Highest point
- Elevation: 2,270 m (7,450 ft)
- Prominence: 60 m (200 ft)
- Parent peak: Kleinspitze
- Coordinates: 62°05′34″N 127°46′18″W﻿ / ﻿62.0928°N 127.7718°W

Geography
- Country: Canada
- Territory: Northwest Territories
- Parent range: Mackenzie Mountains
- Topo map: NTS 95L4 Mount Sir James MacBrien

Climbing
- First ascent: July 11, 1955 Arnold Wexler and party
- Easiest route: North Face

= Mount Peacock (Canada) =

Mountain in Canada

Mount Peacock is a peak in the Cirque of the Unclimbables, Northwest Territories, Canada. The peak is on a ridge 1.8 kilometers to the southwest of Kleinspitze, its parent, and has an elevation of 2270 meters.

==Climbing history==
On July 11, 1955 Arnold Wexler and Donald Hubbard completed a first ascent of Mount Peacock via its North Face.
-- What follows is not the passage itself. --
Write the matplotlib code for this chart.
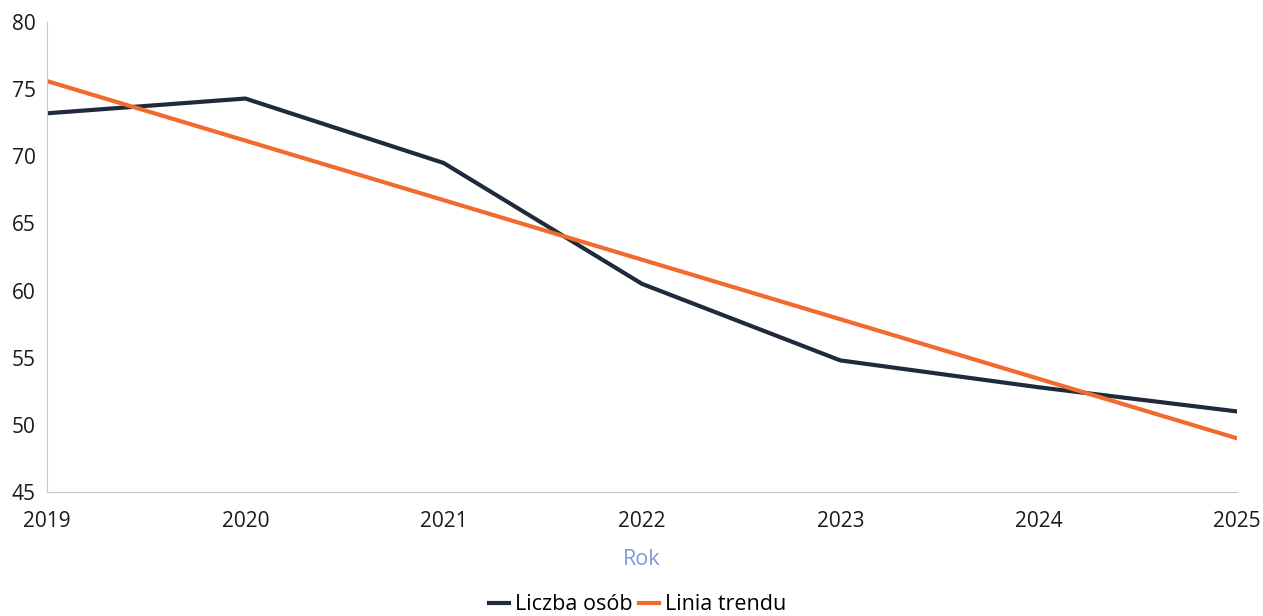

The team described the route as requiring an approach on a 60 degree ice slope followed by 250 to 300 feet of challenging climbing on fractured, insecure rock. Following this challenging section of climbing, Wexler reported that the angle decreased and required comparatively easy climbing to the summit. The peak has reported few if any confirmed ascents in the years since.